The role of a producer is unfamiliar to many people. What exactly does your job entail?
“I’m a sample producer. I use my guitar to create melodies and harmonies.”
“Producing is such a broad term that is changing so much. In my opinion, if you have contributed an original sound that makes up a significant portion of the song that if you took it away, it wouldn’t be the same song, that is production.”
“When I was starting, I had two choices; the session musician route – where I play what other people tell me to play; or writing my own stuff for artists. Initially, I was going to sessions, and being around session musicians and players and feeling terrible. I’m not a virtuoso guitarist. I hold my pic wrong, I can’t play fast. It’s a horrible feeling, being the worst in the room, especially when time is money. If you’re not getting it in the first few takes, there is someone out there who will. It wasn’t for me, So I thought, let me come up with something original that’s going to be the basis for a song. That’s how I found my niche.”
“It’s all I do. It’s all I’ve ever wanted to do. I will literally make music all day. Creating something is crazy. Listening back to something I’ve made and thinking wow, an hour ago this was just a shell of something is an amazing feeling.
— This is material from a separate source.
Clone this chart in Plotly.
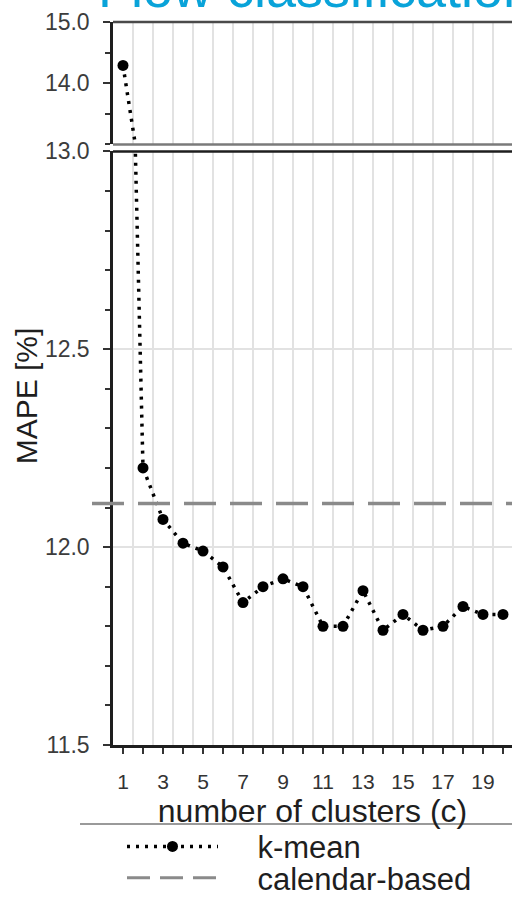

It’s like a puzzle, it keeps me constantly guessing. You could wake up one morning and make a song that goes to number one for ten weeks in a row or you could wake up and make nothing for a month. That in itself is difficult, because that makes you want to constantly work or you’ll miss an idea.”
“The stuff that I think isn’t good, nine times out of ten my producer says, “This is the most special thing that you’ve sent me today”. Sometimes the thing that takes me five minutes that I think is nothing, becomes the song. Just because something took five minutes, doesn’t mean it’s not good. Psychologically trying to get over those barriers is the hardest thing. Knowing when to walk away. You change so much as a person day to day. What you made yesterday could’ve been the best thing your yesterday self could’ve done but today you are a different person. As soon as you accept that, it can be quite freeing.”
What are you most proud of?
“Juice WRLD’s ‘Man of the Year’ has been my favourite thing to work on so far. We’d have these crazy sessions that would go on for days on end – literally one hours sleep in the studio. If you sleep, you might miss out on making that one song that changes your life or changes the world. You want the odds to be in your favour. You want to be constantly ready.”
“We were doing one of these marathon sessions. I’d gone home. Juice had just finished performing at one of the festivals in London. I drove to Shepherds Bush – I got there about midnight. We had a big discussion about American pop-punk, early college sounds. It was so natural; we got the song down. Everything was just flowing. We were doing stomps and clamps around the microphone at two in the morning. It was the most surreal experience.”
“Juice comes in, hears the song, and just goes – in one take. It’s the final piece of the puzzle. Something is happening. Everyone starts bumping their heads, the energy is electric.”